Two businesses, together with the director of both companies, have been found guilty of animal welfare offences.
F Drury & Sons Ltd, of Tockenham, Wiltshire and L J Potter Ltd of West Harptree, Somerset, Stephen Potter, appeared before Aldershot Magistrates Court on September 21st.
The court heard than on October 22nd, 2018, L J Potter Ltd transported a horse from Northern Ireland along with a consignment of other horses to Drury’s abattoir.
The lorry arrived at the abattoir late at night and as the horses were being unloaded from the lorry, a grey mare was found to be lying on her side and unable to rise.
CCTV footage viewed by the court showed the horse attempting to stand 5 times, but continually falling over until eventually, she managed to stand unable to bear weight on her right foreleg and reluctant to move.
The court heard evidence from expert witnesses, who viewed the CCTV footage, that, in their opinion, at that stage, either a vet should have been called to assess the condition of the horse, or it should have been put down.
Instead, the court heard that Stephen Potter, who was not present at the abattoir but, the court heard, was viewing the unloading of the horses, instructed the driver to transport the grey mare on a further journey from the abattoir to his farm in Somerset.
The vehicle departed but soon returned to the abattoir as the horse had somehow managed to stand during the journey. The horse was unloaded from the vehicle and CCTV footage showed her being unable to walk on her front leg. Experts giving evidence for the prosecution were clear that the horse was suffering, needed urgent veterinary attention and was not fit to be transported.
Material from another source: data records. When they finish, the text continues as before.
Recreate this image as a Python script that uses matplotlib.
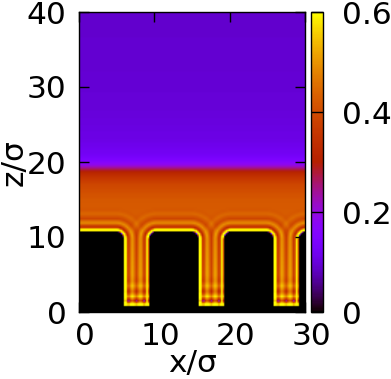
import numpy as np
import matplotlib
matplotlib.use('Agg')
import matplotlib.pyplot as plt
from matplotlib.transforms import ScaledTranslation

# geometry of the corrugated wall, in units of sigma
pillar_left = [-0.7, 9.3, 19.3, 29.3]
pillar_width = 6.55
wall_top = 10.65
pore_floor = 0.67
corner = 1.0

# density far from the wall, read along z
bulk_z = [0, 5, 10, 12, 15, 17, 18, 18.6, 19.1, 19.6, 20.2, 21, 23, 27, 33, 40]
bulk_rho = [0.47, 0.46, 0.44, 0.43, 0.42, 0.39, 0.35, 0.315, 0.26, 0.19, 0.15, 0.125, 0.108, 0.098, 0.093, 0.09]

# density change against distance from a side wall
wall_d = [0, 0.06, 0.12, 0.22, 0.38, 0.48, 0.65, 0.9, 1.2, 1.45, 1.75, 2.4, 2.9, 3.4]
wall_drho = [-0.43, -0.3, 0.12, 0.22, 0.14, 0.0, -0.115, -0.02, 0.065, 0.02, -0.04, 0.018, -0.006, 0.0]

# density change against distance from the pore floor
floor_d = [0, 0.06, 0.12, 0.22, 0.45, 0.73, 1.0, 1.33, 1.65, 2.0, 2.7, 3.4, 4.2]
floor_drho = [-0.43, -0.3, 0.12, 0.2, 0.05, -0.13, -0.03, 0.08, 0.0, -0.06, 0.04, -0.02, 0.0]

z_ticks = [0, 10, 20, 30, 40]
x_ticks = [0, 10, 20, 30]
cbar_ticks = [0, 0.2, 0.4, 0.6]
cbar_labels = ['0', '0.2', '0.4', '0.6']

x = np.arange(0, 30.05, 0.2)
z = np.arange(0, 40.05, 0.2)
X, Z = np.meshgrid(x, z)


def pillar_distance(X, Z, left):
    hw = pillar_width / 2
    dx = np.abs(X - (left + hw)) - (hw - corner)
    dz = Z - (wall_top - corner)
    out = np.hypot(np.maximum(dx, 0), np.maximum(dz, 0))
    return out + np.minimum(np.maximum(dx, dz), 0) - corner


sides = [pillar_distance(X, Z, left) for left in pillar_left]
floor = Z - pore_floor
# layering dies out going up through the film
fade = np.clip((18 - Z) / 3, 0, 1)
fs = sum(np.interp(d, wall_d, wall_drho) for d in sides) * fade
ff = np.interp(floor, floor_d, floor_drho)
rho = np.interp(Z, bulk_z, bulk_rho) + fs + ff - 3 * fs * ff
rho[(np.min(sides, axis=0) <= 0) | (floor <= 0)] = 0
rho = np.clip(rho, 0, 0.6)

plt.rcParams['font.family'] = 'DejaVu Sans'
plt.rcParams['axes.linewidth'] = 1.0

fig = plt.figure(figsize=(3.91, 3.79), dpi=100)
W, H = 391.0, 379.0
ax = fig.add_axes([79 / W, 1 - 312 / H, 226 / W, 300 / H])
im = ax.imshow(rho, origin='lower', extent=[0, 30, 0, 40], aspect='auto', cmap='gnuplot',
               vmin=0, vmax=0.6, interpolation='bilinear')
ax.set_xticks(x_ticks)
ax.set_yticks(z_ticks)
ax.tick_params(direction='in', right=True, top=True, length=7.2, width=1, labelsize=22.5)
ax.tick_params(axis='x', pad=7)
ax.tick_params(axis='y', pad=9)
# the x labels sit a little right of their ticks
shift = ScaledTranslation(6 / 100, 0, fig.dpi_scale_trans)
for lab in ax.get_xticklabels():
    lab.set_transform(lab.get_transform() + shift)
fig.text(193 / W, 1 - 378 / H, 'x/σ', fontsize=22.5, ha='center', va='bottom')
fig.text(14 / W, 1 - 163 / H, 'z/σ', fontsize=22.5, ha='center', va='center', rotation=90)

cax = fig.add_axes([311 / W, 1 - 312 / H, 12 / W, 300 / H])
cb = fig.colorbar(im, cax=cax)
cb.set_ticks(cbar_ticks)
cb.set_ticklabels(cbar_labels)
cb.ax.tick_params(direction='in', length=8.6, width=1, labelsize=22.5, pad=14, right=True)
cb.outline.set_linewidth(1.0)

fig.savefig('out.png', dpi=100)
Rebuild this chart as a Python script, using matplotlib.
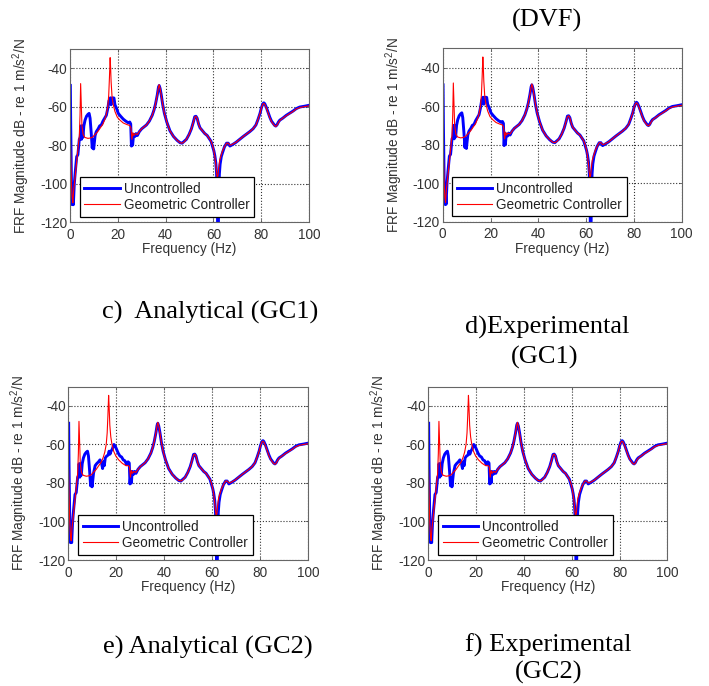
import numpy as np
import matplotlib
matplotlib.use('Agg')
import matplotlib.pyplot as plt

plt.rcParams['font.family'] = ['Liberation Sans', 'DejaVu Sans']
plt.rcParams['mathtext.fontset'] = 'custom'
plt.rcParams['mathtext.rm'] = 'Liberation Sans'
plt.rcParams['mathtext.it'] = 'Liberation Sans:italic'
plt.rcParams['axes.unicode_minus'] = False

# --- data (frequency Hz, magnitude dB) ---
# uncontrolled, shared low band 0-10 Hz
unc_low = [(0.15, -49), (0.3, -70), (0.5, -90), (0.7, -108), (0.9, -111), (1.1, -104),
           (1.4, -111), (1.8, -100), (2.2, -94), (2.8, -86), (3.3, -85), (3.9, -77),
           (4.3, -76), (4.5, -70), (4.8, -77), (5.1, -70), (5.4, -76), (5.8, -70),
           (6.3, -67), (6.9, -65), (7.5, -64), (8.0, -63.5), (8.4, -66), (8.9, -74),
           (9.3, -81.5), (9.6, -77), (9.9, -82)]
# uncontrolled mid band, top row
unc_mid_top = [(10.5, -75), (11.0, -73), (11.8, -71.5), (12.4, -70), (13.1, -69.5),
               (13.8, -67.5), (14.5, -66), (15.2, -64.5), (15.8, -61), (16.3, -57),
               (16.9, -55.4), (17.2, -59), (17.6, -55.5), (18.0, -55.4), (18.4, -55.5),
               (18.8, -59), (19.5, -61), (20.2, -63.5), (21.2, -65), (22.3, -66.5),
               (23.3, -67.5), (24.4, -68.4), (25.0, -68), (25.4, -69), (25.7, -80.5),
               (25.9, -76), (26.2, -80), (26.6, -74.5)]
# uncontrolled mid band, bottom row
unc_mid_bot = [(10.5, -75), (11.2, -71), (11.8, -70), (12.6, -69), (13.2, -68),
               (13.8, -69.5), (14.3, -72.5), (14.6, -69), (15.0, -71), (15.4, -67),
               (16.0, -66), (16.6, -65.5), (17.0, -63.5), (17.4, -65), (17.8, -63.5),
               (18.3, -62.5), (19.0, -60), (19.6, -61), (20.1, -62.5), (20.8, -64.5),
               (21.5, -66), (22.2, -66.5), (22.9, -68), (23.6, -68.5), (24.3, -70.5),
               (24.9, -69), (25.4, -69.6), (25.7, -80.5), (26.0, -76), (26.3, -80),
               (26.6, -74)]
# uncontrolled, shared high band
unc_high = [(27.2, -75.5), (27.6, -74), (28.2, -75), (29.0, -73), (30.0, -71.5),
            (31.0, -70.5), (32.0, -69.5), (33.2, -67.5), (34.4, -64.5), (35.2, -61.5),
            (35.8, -58.5), (36.5, -54), (37.0, -50), (37.3, -49), (37.7, -50.5),
            (38.2, -54), (38.8, -59), (39.5, -63.5), (40.5, -68), (41.8, -72.5),
            (43.3, -75.5), (44.8, -77.5), (46.0, -78.7), (46.9, -79), (47.8, -78),
            (48.7, -77), (49.8, -74.5), (50.8, -71.5), (51.5, -68.5), (52.2, -65.2),
            (52.7, -65), (53.2, -66), (53.8, -69), (54.4, -71), (55.4, -72.5),
            (56.4, -74), (57.4, -75), (58.2, -76.5), (59.0, -78), (59.6, -80.5),
            (60.2, -83), (60.6, -85.5), (61.0, -89), (61.3, -94), (61.6, -105),
            (61.8, -125), (62.0, -130), (62.2, -110), (62.5, -95), (62.8, -90),
            (63.3, -86), (63.8, -84), (64.6, -81), (65.5, -79), (66.2, -79),
            (66.9, -80.5), (67.6, -80), (68.3, -79.5), (69.5, -78.5), (71.0, -77),
            (72.5, -75.5), (73.8, -74.3), (75.2, -73), (76.6, -71.5), (77.8, -69.5),
            (78.7, -66.5), (79.5, -63.5), (80.1, -60.5), (80.7, -58.5), (81.1, -58),
            (81.5, -58.5), (82.2, -60.5), (82.9, -63), (83.6, -65.5), (84.3, -67.5),
            (85.0, -68.7), (85.6, -69.7), (86.1, -70.1), (86.6, -69.5), (87.2, -68),
            (87.8, -67), (89.0, -66), (90.5, -64.5), (92.0, -63.3), (93.3, -62.3),
            (94.7, -61), (96.1, -60.2), (98.0, -59.8), (100.0, -59.3)]

# geometric controller, shared low band
ctl_low = [(0.1, -73), (0.3, -85), (0.6, -100), (0.9, -107), (1.2, -110), (1.5, -104),
           (2.2, -96), (3.1, -85), (3.9, -75), (4.2, -64.5), (4.45, -48), (4.7, -58),
           (5.0, -70), (5.5, -74.5), (6.2, -76), (7.5, -76.5), (8.5, -76.3),
           (9.5, -75.8), (10.5, -74.5), (11.6, -73), (12.7, -71), (13.8, -69),
           (14.6, -66.5), (15.2, -64), (15.8, -60), (16.2, -54), (16.5, -45),
           (16.8, -34.5)]
ctl_mid_top = [(17.0, -40), (17.2, -47), (17.6, -55), (18.1, -59), (18.8, -62.5),
               (19.8, -65.5), (20.9, -67), (22.3, -68.5), (23.8, -69.3), (25.0, -69.8),
               (25.5, -71), (25.9, -77), (26.3, -73.5), (26.7, -75), (27.3, -74),
               (28.2, -74.5), (29.0, -73)]
ctl_mid_bot = [(17.0, -40), (17.3, -50), (17.7, -56), (18.2, -60), (18.9, -63.5),
               (19.8, -66), (21.0, -68), (22.5, -69.8), (24.0, -71), (25.0, -71),
               (25.5, -71.5), (25.9, -77), (26.3, -73.5), (26.7, -75), (27.3, -74),
               (28.2, -74.5), (29.0, -73)]
ctl_high = [(30.0, -71.5), (31.0, -70.5), (32.0, -69.5), (33.2, -67.5), (34.4, -64.5),
            (35.2, -61.5), (35.8, -58.5), (36.5, -54), (37.0, -50), (37.3, -48.5),
            (37.7, -50.5), (38.2, -54.5), (38.8, -59), (39.5, -63.5), (40.5, -68),
            (41.8, -72.5), (43.3, -75.5), (44.8, -77.5), (46.0, -78.7), (46.9, -79),
            (47.8, -78.3), (48.7, -77), (49.8, -74.5), (50.8, -71.5), (51.5, -68.5),
            (52.2, -65.5), (52.7, -65), (53.2, -66), (53.8, -69), (54.4, -71),
            (55.4, -72.5), (56.4, -74), (57.4, -75), (58.2, -76.5), (59.0, -78),
            (59.6, -80), (60.2, -83), (60.6, -86), (61.0, -90), (61.3, -94),
            (61.6, -97), (61.9, -96), (62.2, -92), (62.6, -88), (63.3, -85),
            (63.8, -83), (64.6, -81), (65.5, -79), (66.2, -79), (66.9, -80),
            (67.6, -79.8), (68.3, -79.3), (69.5, -78.5), (71.0, -77), (72.5, -75.5),
            (73.8, -74.3), (75.2, -73), (76.6, -71.5), (77.8, -69.5), (78.7, -66.5),
            (79.5, -63.5), (80.1, -60.5), (80.7, -58.7), (81.1, -58.3), (81.5, -58.8),
            (82.2, -60.8), (82.9, -63.3), (83.6, -65.8), (84.3, -67.8), (85.0, -69),
            (85.6, -69.9), (86.1, -70.3), (86.6, -69.7), (87.2, -68.3), (87.8, -67.2),
            (89.0, -66), (90.5, -64.7), (92.0, -63.5), (93.3, -62.5), (94.7, -61.2),
            (96.1, -60.5), (98.0, -60), (100.0, -59.6)]

xticks = [0, 20, 40, 60, 80, 100]
yticks = [-120, -100, -80, -60, -40]
labels = ['Uncontrolled', 'Geometric Controller']

panels = [
    (unc_low + unc_mid_top + unc_high, ctl_low + ctl_mid_top + ctl_high),
    (unc_low + unc_mid_top + unc_high, ctl_low + ctl_mid_top + ctl_high),
    (unc_low + unc_mid_bot + unc_high, ctl_low + ctl_mid_bot + ctl_high),
    (unc_low + unc_mid_bot + unc_high, ctl_low + ctl_mid_bot + ctl_high),
]

W, H = 709, 686
fig = plt.figure(figsize=(W / 100, H / 100), dpi=100)

# axes boxes in pixels: left, top, right, bottom
boxes = [(70, 49, 309, 222), (442.7, 48.3, 681.7, 221.7),
         (68.3, 386.7, 308.3, 560), (428.3, 386.7, 667.3, 560)]

for (l, t, r, b), (unc, ctl) in zip(boxes, panels):
    ax = fig.add_axes([l / W, 1 - b / H, (r - l) / W, (b - t) / H])
    u = np.array(unc).T
    c = np.array(ctl).T
    ax.plot(u[0], u[1], color='#0000ff', lw=2.1, label=labels[0])
    ax.plot(c[0], c[1], color='#ff0000', lw=0.8, label=labels[1])
    ax.set_xlim(0, 100)
    ax.set_ylim(-120, -30)
    ax.set_xticks(xticks)
    ax.set_yticks(yticks)
    ax.grid(True, linestyle=':', color='#333333', lw=0.8)
    ax.set_axisbelow(True)
    ax.tick_params(direction='in', length=2, width=0.6, colors='#555555',
                   labelcolor='#333333', labelsize=9.8, top=True, right=True)
    ax.tick_params(axis='y', pad=2)
    ax.tick_params(axis='x', pad=4)
    for sp in ax.spines.values():
        sp.set_color('#666666')
        sp.set_linewidth(0.8)
    ax.set_xlabel('Frequency (Hz)', fontsize=9.8, color='#333333')
    ax.set_ylabel('FRF Magnitude dB - re 1 m/s$^2$/N', fontsize=9.8, color='#333333')
    ax.xaxis.set_label_coords(0.5, -20 / (b - t))
    ax.yaxis.set_label_coords(-38 / (r - l), 0.5)
    leg = ax.legend(loc='lower left', bbox_to_anchor=(0.04, 0.03), borderaxespad=0,
                    fancybox=False, framealpha=1, edgecolor='k', fontsize=9.8,
                    handlelength=2.6, handletextpad=0.3, borderpad=0.35,
                    labelspacing=0.15)
    leg.get_frame().set_linewidth(0.9)
    for txt in leg.get_texts():
        txt.set_color('#222222')

serif = ['Liberation Serif', 'DejaVu Serif']
captions = [
    ('(DVF)', 547, 20),
    ('c)  Analytical (GC1)', 210, 312),
    ('d)Experimental', 547, 327),
    ('(GC1)', 545, 357),
    ('e) Analytical (GC2)', 208, 647),
    ('f) Experimental', 548, 645),
    ('(GC2)', 549, 672),
]
for s, x, y in captions:
    fig.text(x / W, 1 - y / H, s, family=serif, fontsize=19, ha='center',
             va='center', color='black')

fig.savefig('out.png', dpi=100)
The mare was left alone in the lairage at the abattoir overnight until she was noticed by the vet on duty at the abattoir early in the morning. He took the view that the animal was in a severe condition, breathing rapidly, distressed and therefore needed immediate destruction.
District Judge, Tim Pattinson, said that Mr Potter “had made an error of judgement that had resulted in a horse suffering for several hours which could, and should have been avoided”.
“In this country, we expect high standards of animal welfare especially in commercial activity.”
Judge Pattinson also said that Mr Potter had shown an excessively relaxed approach to the problem and had underplayed the pain and suffering of the horse.
The case, brought by Wiltshire Council Trading Standards, resulted in a total penalty of £22,170 divided between the two companies and Stephen Potter and included costs of £10,000 awarded to Wiltshire Council.